### SET PROBLEM
Every line that contains the word "React" should be copied.

### STORED DATA
<<<<

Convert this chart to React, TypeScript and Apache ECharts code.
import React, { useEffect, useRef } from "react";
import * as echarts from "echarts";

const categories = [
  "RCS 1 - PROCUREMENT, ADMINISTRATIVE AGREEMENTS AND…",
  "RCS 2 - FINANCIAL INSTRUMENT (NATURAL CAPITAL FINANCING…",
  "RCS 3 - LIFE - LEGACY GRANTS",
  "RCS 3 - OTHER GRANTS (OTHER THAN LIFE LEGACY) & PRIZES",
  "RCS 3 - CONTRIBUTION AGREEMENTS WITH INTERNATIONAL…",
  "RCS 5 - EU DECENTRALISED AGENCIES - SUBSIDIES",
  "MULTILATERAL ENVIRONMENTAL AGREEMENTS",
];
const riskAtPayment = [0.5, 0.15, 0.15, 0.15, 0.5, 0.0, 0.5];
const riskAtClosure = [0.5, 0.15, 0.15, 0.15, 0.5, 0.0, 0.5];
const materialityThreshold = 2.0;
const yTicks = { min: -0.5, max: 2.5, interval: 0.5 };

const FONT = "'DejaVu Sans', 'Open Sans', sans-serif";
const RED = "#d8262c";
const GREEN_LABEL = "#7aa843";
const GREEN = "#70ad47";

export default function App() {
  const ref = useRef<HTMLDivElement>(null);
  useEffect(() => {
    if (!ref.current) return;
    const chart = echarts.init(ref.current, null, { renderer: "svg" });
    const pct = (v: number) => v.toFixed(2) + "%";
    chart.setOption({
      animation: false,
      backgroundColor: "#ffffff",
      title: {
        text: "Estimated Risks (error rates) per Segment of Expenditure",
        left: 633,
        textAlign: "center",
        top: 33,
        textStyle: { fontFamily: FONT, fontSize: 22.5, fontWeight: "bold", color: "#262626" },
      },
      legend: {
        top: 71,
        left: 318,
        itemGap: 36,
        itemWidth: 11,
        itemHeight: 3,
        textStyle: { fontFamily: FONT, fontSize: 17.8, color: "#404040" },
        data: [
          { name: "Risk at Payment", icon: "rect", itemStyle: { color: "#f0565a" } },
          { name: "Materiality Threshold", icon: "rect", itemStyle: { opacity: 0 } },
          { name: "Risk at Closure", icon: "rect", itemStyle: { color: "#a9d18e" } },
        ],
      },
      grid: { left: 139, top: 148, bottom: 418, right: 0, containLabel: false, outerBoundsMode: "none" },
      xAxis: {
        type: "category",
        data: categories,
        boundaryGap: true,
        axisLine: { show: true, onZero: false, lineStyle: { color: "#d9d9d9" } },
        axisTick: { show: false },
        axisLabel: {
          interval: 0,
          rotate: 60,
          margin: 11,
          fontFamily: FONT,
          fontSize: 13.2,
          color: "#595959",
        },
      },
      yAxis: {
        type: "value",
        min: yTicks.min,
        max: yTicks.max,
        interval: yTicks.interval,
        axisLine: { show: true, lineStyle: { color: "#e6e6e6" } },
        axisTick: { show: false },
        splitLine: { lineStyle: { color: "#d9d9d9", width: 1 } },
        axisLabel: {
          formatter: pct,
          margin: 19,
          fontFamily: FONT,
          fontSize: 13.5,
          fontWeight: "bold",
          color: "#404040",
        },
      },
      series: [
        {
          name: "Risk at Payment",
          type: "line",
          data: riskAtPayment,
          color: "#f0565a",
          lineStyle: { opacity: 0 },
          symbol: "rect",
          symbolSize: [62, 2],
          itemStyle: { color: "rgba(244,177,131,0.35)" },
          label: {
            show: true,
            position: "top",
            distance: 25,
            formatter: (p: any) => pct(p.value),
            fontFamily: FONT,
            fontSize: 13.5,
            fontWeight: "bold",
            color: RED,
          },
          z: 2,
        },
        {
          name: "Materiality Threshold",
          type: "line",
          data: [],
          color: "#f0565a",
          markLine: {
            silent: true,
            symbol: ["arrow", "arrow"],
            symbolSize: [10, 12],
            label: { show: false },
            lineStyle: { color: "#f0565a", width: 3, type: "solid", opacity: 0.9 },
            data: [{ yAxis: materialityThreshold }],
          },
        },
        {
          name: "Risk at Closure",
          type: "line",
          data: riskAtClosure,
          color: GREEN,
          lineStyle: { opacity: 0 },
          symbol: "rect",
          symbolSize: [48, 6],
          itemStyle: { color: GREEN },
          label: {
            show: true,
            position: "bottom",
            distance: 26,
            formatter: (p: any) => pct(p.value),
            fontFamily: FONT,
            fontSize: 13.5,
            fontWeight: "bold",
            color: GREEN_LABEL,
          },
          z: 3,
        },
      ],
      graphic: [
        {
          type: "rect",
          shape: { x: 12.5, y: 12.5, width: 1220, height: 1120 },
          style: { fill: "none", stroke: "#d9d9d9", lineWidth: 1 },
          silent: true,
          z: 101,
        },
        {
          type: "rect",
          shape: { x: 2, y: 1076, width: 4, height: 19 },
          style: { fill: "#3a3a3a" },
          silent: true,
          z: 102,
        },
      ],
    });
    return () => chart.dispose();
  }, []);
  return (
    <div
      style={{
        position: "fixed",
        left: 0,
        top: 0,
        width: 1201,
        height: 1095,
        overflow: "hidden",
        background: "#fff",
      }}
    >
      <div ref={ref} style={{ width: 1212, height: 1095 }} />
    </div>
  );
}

>>>>

### SOLUTION FOR THIS TASK
Convert this chart to React, TypeScript and Apache ECharts code.
import React, { useEffect, useRef } from "react";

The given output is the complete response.